# Spd shoes



## monkeylc (16 Feb 2015)

Anyone got any cheap spd shoes lying around collecting dust? 
Anything considered, I'm poor


----------



## PaulSecteur (17 Feb 2015)

You might want to let people know what size you want, unless you are willing to wear extra pairs of socks or remove toes as needed.


----------



## ianrauk (17 Feb 2015)

A please would be nice too..


----------



## vickster (17 Feb 2015)

And a thank you

Assume you've looked at ebay, sports direct etc


----------



## monkeylc (17 Feb 2015)

Please size 9 thank you.. 

Am willing to pay, not scrounging.


----------



## broady (18 Feb 2015)

Sports direct do the muddyfox ones for around £20. My mate wears them and he likes them.
I got mine on eBay, but watch for sizing as my road shoes are a 43 and my mountain bike ones are an 42. I'm normally a 41/42 (7 1/2) in trainers and shoes.


----------



## monkeylc (18 Feb 2015)

broady said:


> Sports direct do the muddyfox ones for around £20. My mate wears them and he likes them.
> I got mine on eBay, but watch for sizing as my road shoes are a 43 and my mountain bike ones are an 42. I'm normally a 41/42 (7 1/2) in trainers and shoes.
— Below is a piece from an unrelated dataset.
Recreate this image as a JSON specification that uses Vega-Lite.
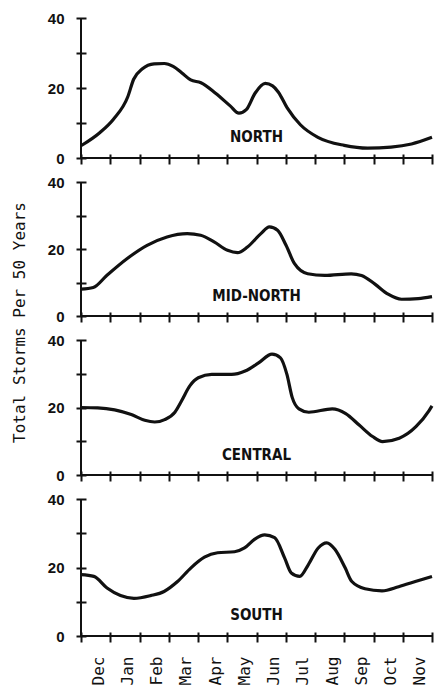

I'll take a look matey, cheers.


----------



## monkeylc (18 Feb 2015)

Yeh they look pretty good for the money. What about size wise? What size is your friend and what size shoe has he gone for? 

Cheers.


----------



## AndyRM (18 Feb 2015)

@monkeylc for a tenner more you can swerve the MuddyFox and get a decent pair:

http://www.merlincycles.com/rexton-mtb-shoes-67381.html

Anecdotal I know, but I have a pair of the MuddyFox shoes and find them hateful things that rub. I've got the Rexton's in road flavour and can't fault them.


----------



## broady (18 Feb 2015)

He went one size bigger. I think you have to go try them on and see what you think.
If you go to a bike shop then they might let you try them on a bike too on a turbo trainer.


----------



## Mark Grant (18 Feb 2015)

I had a pair of Muddy Fox MTB type shoes, they didn't last too long. Fell to bits around the cleat fitting.
I've had a pair of Aldi / Lidl MTB type for a few years, they are quite heavy but still in good condition.


----------



## broady (18 Feb 2015)

Evans have got up to 40% sale off shoes at the minute. And the new store in Leicester opened a few weeks back so you can try a few on


----------



## sionhughes (18 Feb 2015)

broady said:


> Evans have got up to 40% sale off shoes at the minute. And the new store in Leicester opened a few weeks back so you can try a few on



I stumbled across the Evans sale the other day - bit light on sizes.


----------



## broady (18 Feb 2015)

EX10SCH 
Gets you another 10% off too


----------



## broady (18 Feb 2015)

http://m.evanscycles.com/products/northwave/spike-pro-mtb-shoe-ec105704
£33.24 after discount isn't bad.
Do have 9 & 10 in stock too


----------



## cyberknight (19 Feb 2015)

Avoid the muddy fox ones, not very stiff and the flex can give you hot foot , as for aldi /lidl shoes they are ok for the price but in the past both brands have cracked across the sole just behind the cleat in less than 6 months.
Currently using decathlon MTB shoes but i think they would be out of your "budget " (?) at around £50 i think they were or i use a pair i got off fleabay second hand for commuting.


----------



## teddydove (10 Mar 2015)

have you got shoes?....i have old road vittoria shoes.....they can only be used on bike,no good for walking.....


----------



## monkeylc (11 Mar 2015)

Sorted now thanks.


----------



## monkeylc (11 Mar 2015)

And sorted thanks to the #theloafer


----------